Представьте себе холм, который вертикально, как пирожное, разрезали. Наверху, на самом краю, растут несколько деревьев ярко-зеленого цвета, затем темно-коричневая полоска земли, а под ней красноватая скала. В самом низу поржавевшие рельсы, опрокинутые вагонетки, какой-то железный лом. Карьер. Рисунок, выполненный на скорую руку, был пронизан первобытной суровостью, от которой-то и веяло вдохновением. Я поднял картину на вытянутой руке и обернулся. Ронга удалялась почти на цыпочках. Что касается Мириам, то она поставила чашку и нервно потирала руки; теперь улыбка сошла с ее губ.
— Нет, — прошептала она. — Только не эту. Кровь прилила к моему лицу; униженный, я чуть не предложил ей заплатить. Мириам очень мягко взяла у меня из рук картину, поставила на пол лицом к стене.
— Мне следовало ее уничтожить, — пояснила она. — Она навевает плохие воспоминания… Смотрите… Эта получше… французский период — что надо, по-моему.

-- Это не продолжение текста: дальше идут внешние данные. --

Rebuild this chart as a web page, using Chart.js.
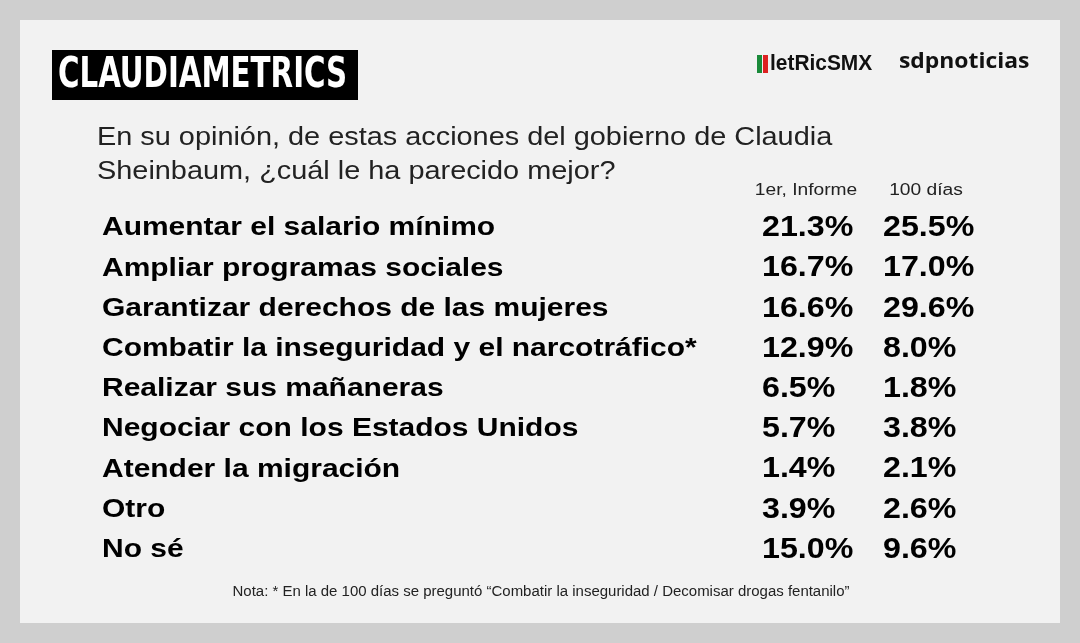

Это был ее автопортрет, где она сидела в шезлонге, уронив на колени книгу. Через невидимую листву медными каплями шел солнечный дождь. Я был удручен — картина не вызывала отклика в моей душе. Тем не менее я поблагодарил Мириам и, чтобы скрыть свое смущение, напомнил ей, что тороплюсь, что меня ждет нелегкий день, допил кофе. Мы перекинулись парой слов о трудностях моей профессии, она проводила меня до машины, и я дал ей лекарства для Ньете. Она беззаботно сунула их в карман халатика. Мне пришлось ей напомнить, что не следует легкомысленно относиться к недугу гепарда.

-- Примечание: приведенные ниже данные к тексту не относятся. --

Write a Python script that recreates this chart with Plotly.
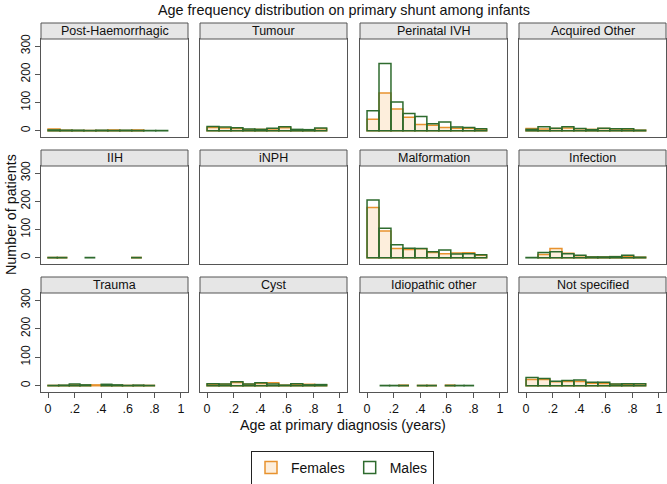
import plotly.graph_objects as go

# ---------------- data ----------------
panel_names = ["Post-Haemorrhagic", "Tumour", "Perinatal IVH", "Acquired Other",
               "IIH", "iNPH", "Malformation", "Infection",
               "Trauma", "Cyst", "Idiopathic other", "Not specified"]

bin_start = [0.0, 0.0, 0.0, 0.0,
             0.0, 0.0, 0.0, 0.0,
             0.0, 0.0, 0.10, 0.0]
bin_width = [0.09, 0.09, 0.09, 0.09,
             0.07, 0.09, 0.09, 0.09,
             0.08, 0.09, 0.07, 0.09]

female_counts = [
    [6, 2, 1, 1, 1, 3, 1, 3, 0, 0],          # Post-Haemorrhagic
    [12, 10, 8, 4, 5, 6, 11, 3, 3, 7],       # Tumour
    [41, 134, 77, 48, 22, 20, 12, 9, 9, 4],  # Perinatal IVH
    [8, 6, 8, 10, 7, 5, 8, 6, 5, 2],         # Acquired Other
    [1, 1, 0, 0, 0, 0, 0, 0, 0, 1],          # IIH
    [0, 0, 0, 0, 0, 0, 0, 0, 0, 0],          # iNPH
    [178, 95, 33, 29, 32, 19, 14, 17, 18, 9],# Malformation
    [0, 12, 33, 16, 7, 3, 3, 4, 5, 2],       # Infection
    [1, 1, 3, 2, 3, 2, 1, 1, 1, 1],          # Trauma
    [5, 5, 11, 5, 8, 10, 2, 5, 5, 3],        # Cyst
    [0, 0, 2, 0, 1, 1, 0, 2, 0, 0],          # Idiopathic other
    [22, 22, 14, 15, 15, 9, 8, 5, 5, 6],     # Not specified
]
male_counts = [
    [3, 2, 2, 1, 2, 1, 2, 1, 1, 1],          # Post-Haemorrhagic
    [15, 13, 11, 6, 5, 9, 14, 5, 4, 10],     # Tumour
    [71, 238, 102, 61, 51, 25, 31, 13, 12, 7],# Perinatal IVH
    [5, 14, 9, 14, 8, 4, 9, 7, 7, 2],        # Acquired Other
    [1, 1, 0, 0, 1, 0, 0, 0, 0, 1],          # IIH
    [0, 0, 0, 0, 0, 0, 0, 0, 0, 0],          # iNPH
    [205, 105, 46, 34, 33, 21, 28, 13, 14, 11],# Malformation
    [1, 19, 21, 14, 9, 3, 3, 4, 9, 2],       # Infection
    [1, 2, 6, 3, 0, 5, 3, 1, 2, 1],          # Trauma
    [7, 6, 14, 6, 10, 6, 2, 7, 3, 4],        # Cyst
    [1, 1, 1, 0, 1, 1, 0, 1, 1, 1],          # Idiopathic other
    [29, 25, 16, 18, 20, 12, 12, 6, 7, 7],   # Not specified
]

x_tick_vals = [0, 0.2, 0.4, 0.6, 0.8, 1]
x_tick_text = ["0", ".2", ".4", ".6", ".8", "1"]
y_tick_vals = [0, 100, 200, 300]
y_tick_text = ["0", "100", "200", "300"]

# ---------------- layout geometry (pixels) ----------------
W, H = 667, 484
col_px = [(41, 188), (200, 347), (360, 507), (519, 666)]
row_plot_px = [(39, 137), (166, 264), (293, 392)]
row_strip_px = [(23, 39), (150, 166), (277, 293)]

def px_x(v):
    return v / W

def px_y(v):
    return 1 - v / H

FEMALE_LINE = "#E8922E"
FEMALE_FILL = "#FDEEDC"
MALE_LINE = "#2E6B2E"
AXIS_COLOR = "#555555"
FONT = "Liberation Sans, Arial, sans-serif"

fig = go.Figure()
layout = dict(
    width=W, height=H,
    margin=dict(l=0, r=0, t=0, b=0, autoexpand=False),
    paper_bgcolor="white", plot_bgcolor="white",
    barmode="overlay",
    font=dict(family=FONT, size=12, color="#111111"),
    showlegend=True,
)
shapes = []
annotations = []

for i, name in enumerate(panel_names):
    r, c = divmod(i, 4)
    idx = i + 1
    xa = "x" if idx == 1 else f"x{idx}"
    ya = "y" if idx == 1 else f"y{idx}"
    xkey = "xaxis" if idx == 1 else f"xaxis{idx}"
    ykey = "yaxis" if idx == 1 else f"yaxis{idx}"

    w = bin_width[i]
    centers = [bin_start[i] + w * (k + 0.5) for k in range(len(male_counts[i]))]
    fvals = [v if v > 0 else None for v in female_counts[i]]
    mvals = [v if v > 0 else None for v in male_counts[i]]

    fig.add_trace(go.Bar(
        x=centers, y=fvals, width=w, name="Females",
        marker=dict(color=FEMALE_FILL, line=dict(color=FEMALE_LINE, width=1.5)),
        xaxis=xa, yaxis=ya, legendgroup="f", showlegend=(i == 0),
        hoverinfo="x+y",
    ))
    fig.add_trace(go.Bar(
        x=centers, y=mvals, width=w, name="Males",
        marker=dict(color="rgba(255,255,255,0)", line=dict(color=MALE_LINE, width=1.5)),
        xaxis=xa, yaxis=ya, legendgroup="m", showlegend=(i == 0),
        hoverinfo="x+y",
    ))

    x0, x1 = col_px[c]
    yt, yb = row_plot_px[r]
    bottom_row = (r == 2)
    left_col = (c == 0)

    layout[xkey] = dict(
        domain=[px_x(x0), px_x(x1)], anchor=ya,
        range=[-0.053, 1.053], tickvals=x_tick_vals, ticktext=x_tick_text,
        showticklabels=bottom_row, ticks="outside" if bottom_row else "",
        ticklen=5, tickwidth=1, tickcolor=AXIS_COLOR,
        tickfont=dict(size=12.5, family=FONT, color="#111"),
        ticklabeloverflow="allow",
        showline=True, mirror=True, linecolor=AXIS_COLOR, linewidth=1,
        showgrid=False, zeroline=False, fixedrange=True,
    )
    layout[ykey] = dict(
        domain=[px_y(yb), px_y(yt)], anchor=xa,
        range=[-22, 325], tickvals=y_tick_vals, ticktext=y_tick_text,
        showticklabels=left_col, ticks="outside" if left_col else "",
        ticklen=5, tickwidth=1, tickcolor=AXIS_COLOR, tickangle=-90,
        tickfont=dict(size=12, family=FONT, color="#111"),
        showline=True, mirror=True, linecolor=AXIS_COLOR, linewidth=1,
        showgrid=False, zeroline=False, fixedrange=True,
    )

    st, sb = row_strip_px[r]
    shapes.append(dict(
        type="rect", xref="paper", yref="paper",
        x0=px_x(x0), x1=px_x(x1), y0=px_y(sb), y1=px_y(st),
        fillcolor="#E6E6E6", line=dict(color=AXIS_COLOR, width=1), layer="above",
    ))
    annotations.append(dict(
        text=name, xref="paper", yref="paper",
        x=px_x((x0 + x1) / 2), y=px_y((st + sb) / 2),
        xanchor="center", yanchor="middle", showarrow=False,
        font=dict(size=12.5, family=FONT, color="#111"),
    ))

annotations.append(dict(
    text="Age frequency distribution on primary shunt among infants",
    xref="paper", yref="paper", x=px_x(344), y=px_y(10),
    xanchor="center", yanchor="middle", showarrow=False,
    font=dict(size=14.4, family=FONT, color="#111"),
))
annotations.append(dict(
    text="Age at primary diagnosis (years)",
    xref="paper", yref="paper", x=px_x(343), y=px_y(425),
    xanchor="center", yanchor="middle", showarrow=False,
    font=dict(size=14.3, family=FONT, color="#111"),
))
annotations.append(dict(
    text="Number of patients",
    xref="paper", yref="paper", x=px_x(11), y=px_y(215),
    xanchor="center", yanchor="middle", showarrow=False, textangle=-90,
    font=dict(size=14.3, family=FONT, color="#111"),
))

layout["shapes"] = shapes
layout["annotations"] = annotations
layout["legend"] = dict(
    orientation="h", x=px_x(342.5), xanchor="center",
    y=px_y(451), yanchor="top",
    bordercolor="#222", borderwidth=1, bgcolor="white",
    font=dict(size=14, family=FONT, color="#111"),
    itemwidth=30, tracegroupgap=0,
)
fig.update_layout(**layout)
fig.write_html(
    "out.html",
    config={"displayModeBar": False},
    post_script="document.body.style.margin='0px';document.body.style.overflow='hidden';",
)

— А вы для чего? — спросила она.
— Да, но меня ждут и другие пациенты.
Мы пожали друг другу руки, и я отправился в путь. Гуа! У меня и в мыслях не было о нем забывать, и я ехал как мог быстро, счет шел уже на минуты. Если придется остаться на острове, мои клиенты станут звонить домой — вот уже пару недель, как поставили телефон, — что встревожит донельзя Элиан. По мере того как я удалялся от Мириам, я возвращался, в некотором роде, в свою шкуру. Не стану утверждать, что чересчур себя осуждал, но и не привык особенно щадить, что свойственно, полагаю, всем стеснительным людям. Упрекнуть мне себя было не в чем, по крайней мере, пока. Но я был не в силах отрицать притягательность этой женщины, во всяком случае, так она действовала на меня. Мириам пробудила во мне другого, неведомого мне человека. И этот незнакомец мне не нравился. Я бросил взгляд на портрет Мириам, лежащий на сиденье. Что мне с ним делать? Мириам в моем доме? Нет, это невозможно.

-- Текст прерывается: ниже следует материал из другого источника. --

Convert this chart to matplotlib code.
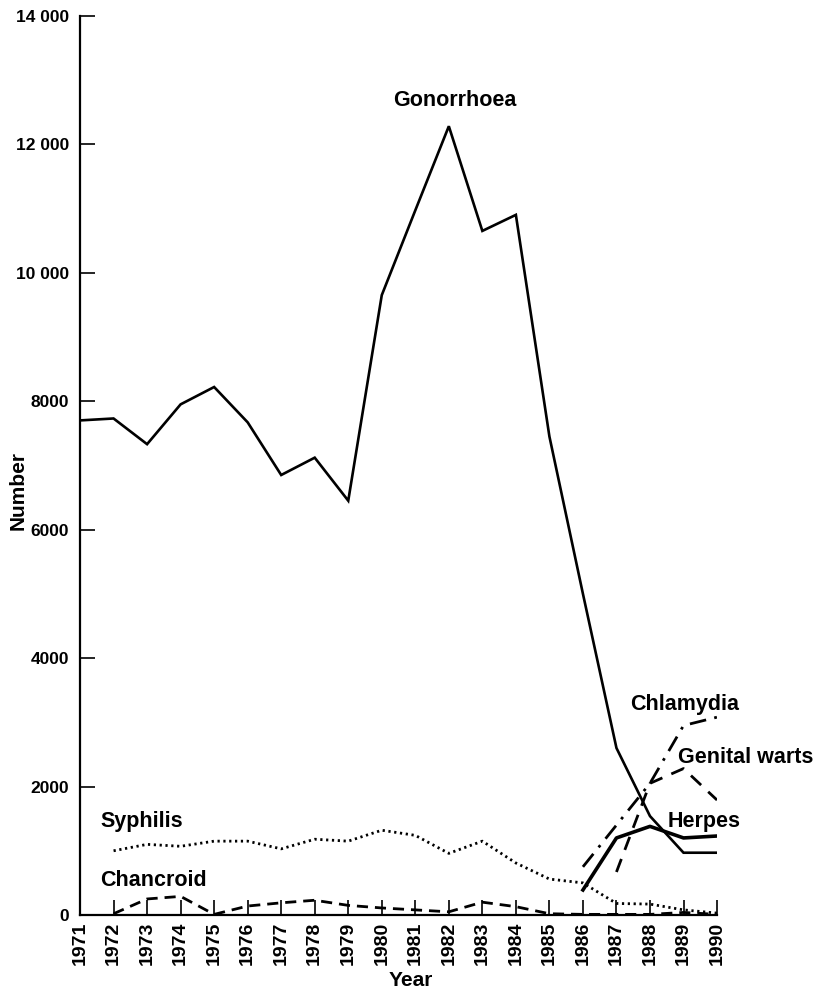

Я добрался до Гуа. Взгляд на часы… Начинался прилив, но ветра не было. У меня еще добрых четверть часа. Я выехал на дорогу и был очень рад, что еду домой. Там мой берег и мой дом. В радужном пространстве как бы повисли бледные очертания ферм, темные точки пасущихся коров. Тогда, на полдороге, на этой узкой полоске земли, о которую уже с обеих сторон бились волны, я остановился и вышел из машины. Меня поглотила тишина, тишина безбрежного пространства, разносимого ветрами. Я схватил картину, приблизился к первым, еще бесшумно набегающим волнам, скользившим по песку, и изо всех сил забросил ее подальше. Она полетела, как палитра, ребром вошла в воду, выскочила обратно и поплыла, безвозвратно утерянная. Это было странное зрелище. Я знал, что имею право, свои причины так поступить, и продолжил путь, не оборачиваясь. Вода уже подступила к дороге, когда я выехал на подъем, ведущий к берегу, но у меня не было страха. Напротив, хорошо, что море смыкалось за мной, стирая мои следы. Я не ездил в Шезский лес. И не вернусь туда. Я нелепо выглядел, запутавшись в прописных истинах, но меня, однако, это даже забавляло. У меня вновь чиста совесть, и снова — возможно, это вызовет улыбку — воцарился покой в моей душе, уподобившейся водной глади прудов на болотах, в которых отражается небо. Я что-то насвистывал, пересекая сад. Подбежал Том, крупный спаниель бретонской породы с глазами ребенка, обожающего тебя всем сердцем и ужасно боящегося потерять, когда за тобой закрывается калитка. Он бросился на меня, охрипнув от счастья, но тотчас отступил, сгорбился, присел на задние лапы и поджал хвост.